Duane Smith, left, discusses his rice and crawfish operation with growers as Terreca Bates-Wells, the director of special projects at Capitol City Produce, right, looks on during the Meet the Buyer Day hosted by the LSU and Southern University ag centers in St. Landry Parish on Aug. 6. Smith is considering adding strawberries to his rice and crawfish operation. (Photo by Johnny Morgan/LSU AgCenter)
Kevin Cazeaux, the local produce buyer for Rouses Markets, right, discusses with a small farmer the type produce he’s in search of during the LSU and Southern University ag centers’ Meet the Buyer Day in St. Landry Parish on Aug. 6. (Photo by Johnny Morgan/LSU AgCenter)
A group of next-generation St. Landry Parish farmers discuss crops they need to grow to meet the demand of produce buyers. The growers were participating in the LSU and Southern University ag centers’ Meet the Buyer meeting in Opelousas on Aug. 6. (Photo by Johnny Morgan/LSU AgCenter)
Ag centers bring buyers to small farmers
Small-scale vegetable growers in St. Landry Parish recently met face-to-face with major produce buyers in the area to discuss ways to market their produce.
Many times small farmers are left out of the equation when produce buyers go looking for products to buy, said LSU AgCenter extension associate Alessandro Holzapfel.
Holzapfel, along with Antonio Harris, director of sustainable agriculture and rural development with the Southern University Ag Center, coordinated the Meet the Buyer Day in Opelousas.
Harris said the goal of the meeting was two-fold.
“First, we wanted to get the producers to have a conversation with the buyers from Rouses Supermarket and Capitol City Produce, and then we wanted them to learn what type produce the buyers are looking for,” he said.
Many small farmers have gotten in the habit of planting certain crops without knowing what the market demands, he said.
“We want the growers to have first-hand knowledge of the demand from the market, and this may cause some of them to expand, stay where you are or to diversify,” Harris said.
Terreca Bates-Wells, director of special projects at Capitol City Produce, said she is always looking to partner with local farmers.
“We realize that connecting with growers is often a grassroots effort, and it takes the help of the LSU and Southern ag centers to make the connection through their outreach efforts,” she said.
Two of the main challenges she runs into when dealing with small farms is that they don’t have their food safety certification and they are not always sure of the best items to grow. So they tend to grow what they are used to growing.
“This is not good because I have to buy what the market demands,” she said. “We’re looking for yellow fresh corn, kale, kohlrabi, cauliflower, broccoli, radishes, watermelons and all the greens.”
Kevin Cazeaux, the local produce buyer for Rouses Markets, said he found a good bit of okra and possibly some purple hull peas.

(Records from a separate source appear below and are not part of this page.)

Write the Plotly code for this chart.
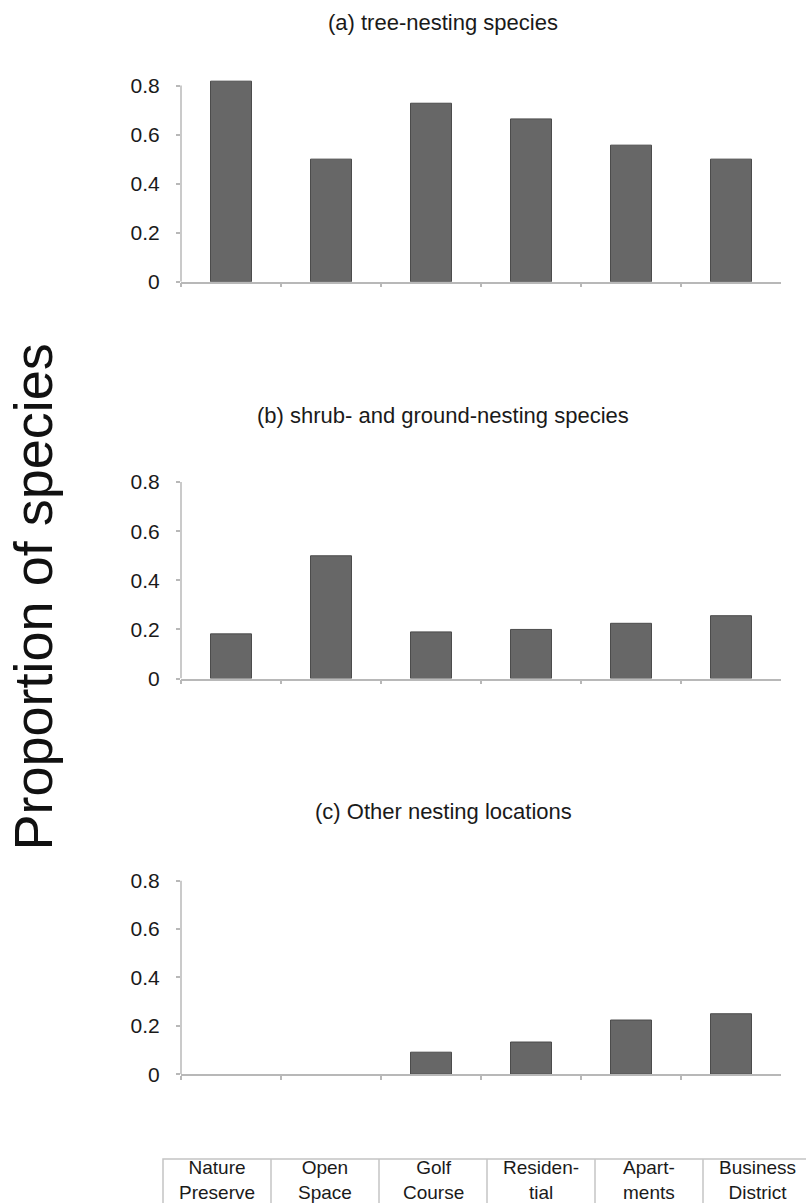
import plotly.graph_objects as go

# ---- data ----
categories = ["Nature Preserve", "Open Space", "Golf Course", "Residential", "Apartments", "Business District"]
table_labels = ["Nature<br>Preserve", "Open<br>Space", "Golf<br>Course", "Residen-<br>tial", "Apart-<br>ments", "Business<br>District"]
tree_nesting = [0.818, 0.5, 0.728, 0.664, 0.557, 0.5]
shrub_ground_nesting = [0.182, 0.5, 0.19, 0.2, 0.225, 0.256]
other_nesting = [0.0, 0.0, 0.091, 0.133, 0.224, 0.25]
panel_titles = ["(a) tree-nesting species", "(b) shrub- and ground-nesting species", "(c) Other nesting locations"]
y_tick_vals = [0, 0.2, 0.4, 0.6, 0.8]
y_tick_text = ["0", "0.2", "0.4", "0.6", "0.8"]
y_label = "Proportion of species"

# ---- geometry (pixels in the 806x1203 reference frame) ----
W, H = 806, 1203
FIG_H = 1215  # page height that maps onto the 1203-px capture
def fx(p):
    return p / W
def fy(p):
    return 1 - p / H

FONT = "Liberation Sans, Arial, sans-serif"
AXIS_COLOR = "#b8b8b8"
BAR_COLOR = "#676767"
TEXT_COLOR = "#1a1a1a"

series = [tree_nesting, shrub_ground_nesting, other_nesting]
# (zero pixel, 0.8 pixel, title pixel)
panel_px = [(281.5, 85.5, 22), (678.0, 481.7, 415), (1073.3, 880.0, 811)]
x_left, x_right = 181, 781
y_max = 0.85

fig = go.Figure()
shapes = []
annotations = []

for i, (vals, title, (z, t8, ty)) in enumerate(zip(series, panel_titles, panel_px)):
    n = "" if i == 0 else str(i + 1)
    per = (z - t8) / 0.8
    top_px = z - y_max * per
    fig.add_trace(go.Bar(
        x=categories, y=vals, xaxis="x" + n, yaxis="y" + n,
        marker=dict(color=BAR_COLOR,
                    line=dict(color="#4c4c4c", width=[1 if v > 0 else 0 for v in vals])),
        showlegend=False, hoverinfo="x+y",
    ))
    fig.layout["xaxis" + n] = dict(
        domain=[fx(x_left), fx(x_right)], anchor="y" + n, type="category",
        range=[-0.5, 5.5], showline=True, linecolor=AXIS_COLOR, linewidth=1.5,
        ticks="outside", tickson="boundaries", ticklen=4, tickcolor=AXIS_COLOR,
        tickwidth=1.5, showticklabels=False, showgrid=False, zeroline=False,
    )
    fig.layout["yaxis" + n] = dict(
        domain=[fy(z), fy(top_px)], anchor="x" + n, range=[0, y_max],
        tickvals=y_tick_vals, ticktext=y_tick_text, ticks="outside", ticklen=4,
        tickcolor=AXIS_COLOR, tickwidth=1.5, showline=False, showgrid=False,
        zeroline=False, ticklabelstandoff=12,
        tickfont=dict(family=FONT, size=21, color=TEXT_COLOR),
    )
    # y axis line up to the top tick only
    shapes.append(dict(
        type="line", xref="x" + n + " domain", yref="y" + n,
        x0=0, x1=0, y0=0, y1=y_tick_vals[-1],
        line=dict(color=AXIS_COLOR, width=1.5), layer="below",
    ))
    annotations.append(dict(
        text=title, xref="paper", yref="paper", x=fx(443), y=fy(ty),
        xanchor="center", yanchor="middle", showarrow=False,
        font=dict(family=FONT, size=22, color=TEXT_COLOR),
    ))

# big y label
annotations.append(dict(
    text=y_label, xref="paper", yref="paper", x=fx(33), y=fy(597),
    xanchor="center", yanchor="middle", textangle=-90, showarrow=False,
    font=dict(family=FONT, size=54, color="#111111"),
))

# category table at the bottom
tbl_left, col_w, tbl_top, tbl_bot = 163, 108, 1158, 1230
shapes.append(dict(
    type="rect", xref="paper", yref="paper",
    x0=fx(tbl_left), x1=fx(tbl_left + col_w * len(table_labels)),
    y0=fy(tbl_bot), y1=fy(tbl_top),
    line=dict(color="#c4c4c4", width=1.5),
))
for k, lab in enumerate(table_labels):
    if k > 0:
        shapes.append(dict(
            type="line", xref="paper", yref="paper",
            x0=fx(tbl_left + col_w * k), x1=fx(tbl_left + col_w * k),
            y0=fy(tbl_bot), y1=fy(tbl_top),
            line=dict(color="#c4c4c4", width=1.5),
        ))
    annotations.append(dict(
        text=lab, xref="paper", yref="paper",
        x=fx(tbl_left + col_w * (k + 0.5)), y=fy(1179),
        xanchor="center", yanchor="middle", showarrow=False,
        font=dict(family=FONT, size=19, color=TEXT_COLOR),
    ))

fig.update_layout(
    width=W, height=FIG_H, margin=dict(l=0, r=0, t=0, b=0),
    paper_bgcolor="white", plot_bgcolor="white",
    bargap=0.59, shapes=shapes, annotations=annotations,
    font=dict(family=FONT, color=TEXT_COLOR),
)

fig.write_html("out.html", config={"displayModeBar": False},
               post_script="document.documentElement.style.margin='0px';document.body.style.margin='0px';document.body.style.overflow='hidden';")
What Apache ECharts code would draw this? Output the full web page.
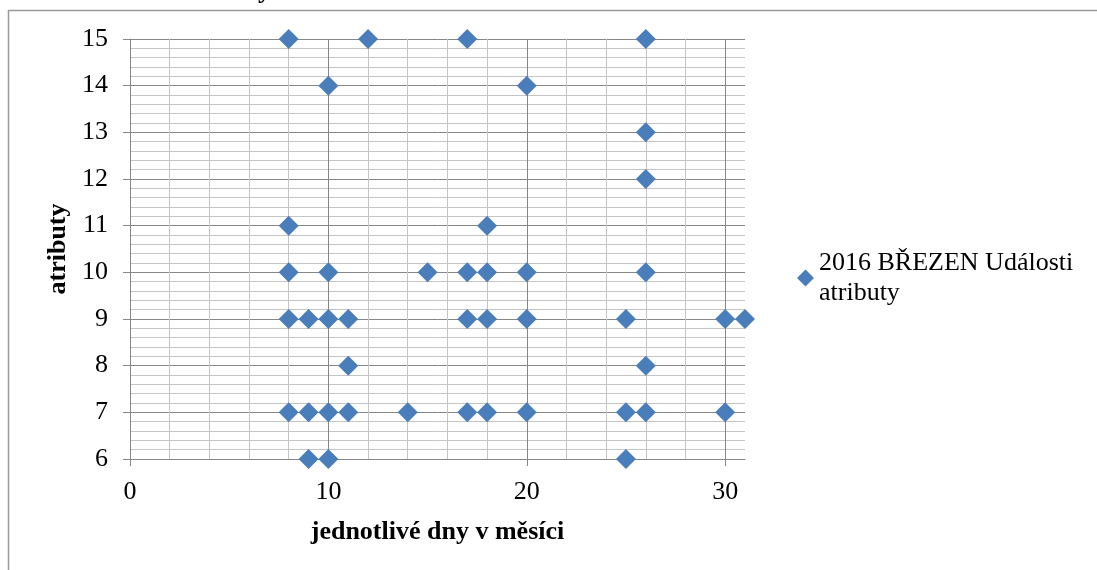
<!DOCTYPE html>
<html><head><meta charset="utf-8">
<script src="https://cdn.jsdelivr.net/npm/echarts@6/dist/echarts.min.js"></script>
<style>html,body{margin:0;padding:0;background:#fff}#c{width:1097px;height:570px}</style>
</head><body><div id="c"></div>
<script>
const seriesName = '2016 BŘEZEN Události atributy';
const xAxisName = 'jednotlivé dny v měsíci';
const yAxisName = 'atributy';
const days  = [8,12,17,26, 10,20, 26, 26, 8,18, 8,10,15,17,18,20,26, 8,9,10,11,17,18,20,25,30,31, 11,26, 8,9,10,11,14,17,18,20,25,26,30, 9,10,25];
const attrs = [15,15,15,15, 14,14, 13, 12, 11,11, 10,10,10,10,10,10,10, 9,9,9,9,9,9,9,9,9,9, 8,8, 7,7,7,7,7,7,7,7,7,7,7, 6,6,6];
const xTickValues = [0,10,20,30];
const xMajorGrid = [10,20,30];
const xMinorGrid = [2,4,6,8,12,14,16,18,22,24,26,28];

const FONT = '"Liberation Serif", "Times New Roman", serif';
const MAJOR = '#868686';
const MINOR = '#c4c4c4';
const points = days.map((d,i)=>[d, attrs[i]]);

const chart = echarts.init(document.getElementById('c'), null, {renderer:'canvas'});
chart.setOption({
  animation:false,
  backgroundColor:'#fff',
  textStyle:{fontFamily:FONT},
  grid:{left:130, right:352, top:39, bottom:111, containLabel:false},
  graphic:[
    {type:'rect', silent:true, z:-10, shape:{x:8.5, y:10.5, width:1200, height:700},
     style:{fill:'none', stroke:'#999', lineWidth:1.5}},
    {type:'text', silent:true, x:271, y:-9,
     style:{text:'2016 BŘEZEN Události atributy', font:'bold 26px '+FONT, fill:'#000', textAlign:'right', textVerticalAlign:'middle'}}
  ],
  legend:{
    data:[seriesName], left:797, top:233, padding:0, orient:'vertical',
    icon:'diamond', itemWidth:17, itemHeight:17,
    formatter:(n)=>n.replace(' atributy','\natributy'),
    textStyle:{fontFamily:FONT, fontSize:26, color:'#000', lineHeight:30, padding:[30,0,0,0]}
  },
  xAxis:{
    type:'value', min:0, max:31, interval:10,
    name:xAxisName, nameLocation:'middle', nameGap:60,
    nameTextStyle:{fontFamily:FONT, fontSize:26, fontWeight:'bold', color:'#000'},
    axisLine:{show:true, onZero:false, lineStyle:{color:MAJOR, width:1}},
    axisTick:{show:true, inside:false, length:7, customValues:xTickValues, lineStyle:{color:MAJOR}},
    axisLabel:{customValues:xTickValues, fontFamily:FONT, fontSize:26, color:'#000', margin:20},
    splitLine:{show:false}
  },
  yAxis:{
    type:'value', min:6, max:15, interval:1,
    name:yAxisName, nameLocation:'middle', nameGap:59, nameRotate:90,
    nameTextStyle:{fontFamily:FONT, fontSize:26, fontWeight:'bold', color:'#000'},
    axisLine:{show:true, onZero:false, lineStyle:{color:MAJOR, width:1}},
    axisTick:{show:true, inside:false, length:7, lineStyle:{color:MAJOR}},
    axisLabel:{fontFamily:FONT, fontSize:26, color:'#000', margin:22},
    splitLine:{show:true, lineStyle:{color:MAJOR, width:1}},
    minorTick:{show:false, splitNumber:5},
    minorSplitLine:{show:true, lineStyle:{color:MINOR, width:1}}
  },
  series:[
    {type:'scatter', name:'grid-x', data:[], z:1, silent:true,
     markLine:{z:1, silent:true, symbol:'none', label:{show:false}, animation:false,
       data:[
         ...xMinorGrid.map(v=>({xAxis:v, lineStyle:{color:MINOR, width:1, type:'solid'}})),
         ...xMajorGrid.map(v=>({xAxis:v, lineStyle:{color:MAJOR, width:1, type:'solid'}}))
       ]}},
    {type:'scatter', name:seriesName, data:points, z:3,
     symbol:'diamond', symbolSize:20,
     itemStyle:{color:'#4a7ebb', opacity:1}}
  ]
});
</script></body></html>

“I’m here to get to know some of the growers in this area and to see what they are growing or can grow that we can use,” he said.
William Lavergne, a young local producer who is getting started in the business, said he came to learn what the demand is and to get a good idea of how to price his produce.
“What I’m actually doing is R&D (research and development) work for a company that my business partner and I are starting up, and we wanted to make sure that we’re growing what the demand calls for,” he said.
Holzapfel said they want the growers to listen to the buyers, who say they are looking for a number of specialty crops like eggplant, cucumber, pumpkins and strawberries.
“Many of these farmers have the land. And instead of telling them to cut some of the crops they grow now to grow new crops, we are showing them how they can actually add to the crops they grow,” he said.
During the meeting the growers and buyers visited four local farms, which consisted of three small produce growers and one large-scale rice and crawfish producer, who is looking into adding strawberries to his operation.
“The next step in the process will be to have the growers sit down one-on-one and face-to-face with the buyers to find out what they need,” Harris said.